[sheepdog-users] node recovery after reboot, virtual machines slow to boot

Wed Oct 8 08:00:01 CEST 2014

On Sun, Oct 05, 2014 at 03:09:10PM +0900, Hitoshi Mitake wrote:
> On Fri, Oct 3, 2014 at 3:49 PM, Valerio Pachera <sirio81 at gmail.com> wrote:
> > Are you able to tell us if the node was accessing the disks mostly reading
> > or writing?
> > You can see that by atop during recovery.
> >
> > @Histoshi, I remember sheepdog was transfering all data during recovery in
> > old versions.
> > Later on checksumming was introduced.
> > Does 0.7.5 already use checksum?
> 
> It wouldn't related to checksuming. 0.7.x tends to transfer larger
> amount of data than 0.8.x. But stopping requests from VMs completely
> is really strange because sheepdog prioritizes the requests from VMs
> (as Andrew mentioned).

This is the very reason why I added multi-threaded recovery. The problem looks
very close to the one that we found in the past.

"
	 * Rationale for multi-threaded recovery:
	 * 1. If one node is added, we find that all the VMs on other nodes will
	 *    get noticeably affected until 50% data is transferred to the new
	 *    node.
"

Especially for adding new node, there is big chance that all the VMs has their
data scatted on the new node and there is only a single thread for data recovery

As you noticed we priorities VM requests over recovery requests, but for the
case (adding new node), image that

1 there is no data on the new node
2 all the VMs try to read/write its slice of data on the new node, there might
  be thousands of requests proportional to the number of VMs.
3 before we can read/write on the targeted objects, we need to transfer/rebuild
  them first.
4 so the bottle neck is how fast we can transfer/rebuild the targeted objects in
  this new node.
5 unfortunately, there is single thread to recover the targeted objects because
  this is one of means that how we priorities the VM IOs over reocery requests.

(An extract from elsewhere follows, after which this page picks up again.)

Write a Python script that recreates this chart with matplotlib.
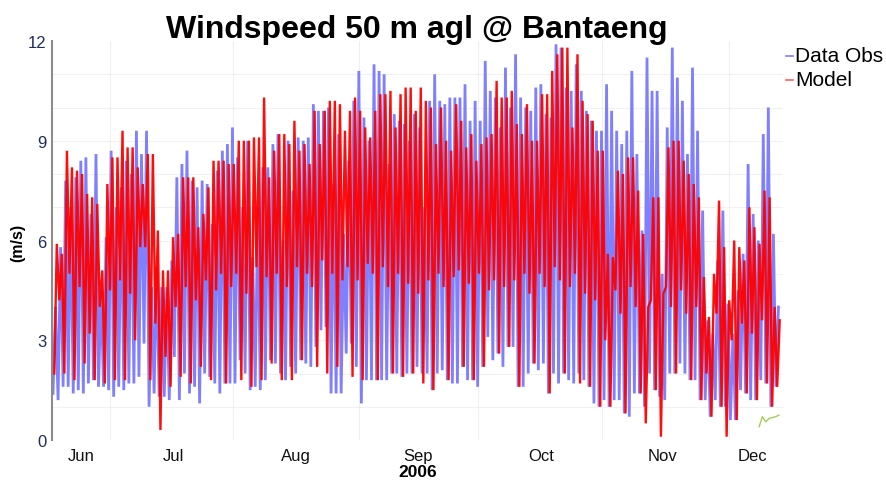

For now only master and 0.9 series will have this feature.

If we have old data on the joining node, we also need first check if the 
exsiting data is stale or not. The checking process is part of reocery algorithm
and the check speed can only be accelerated by multi-threaded recovery.

We statically allocate 2 threads for one disk device, so make use you have
sheep md feature enabled and use multi disks, so that we can have enough threads
to handle the requests flood at the early stage of reocery process and VMs will
be more responsive.

Thanks
Yuan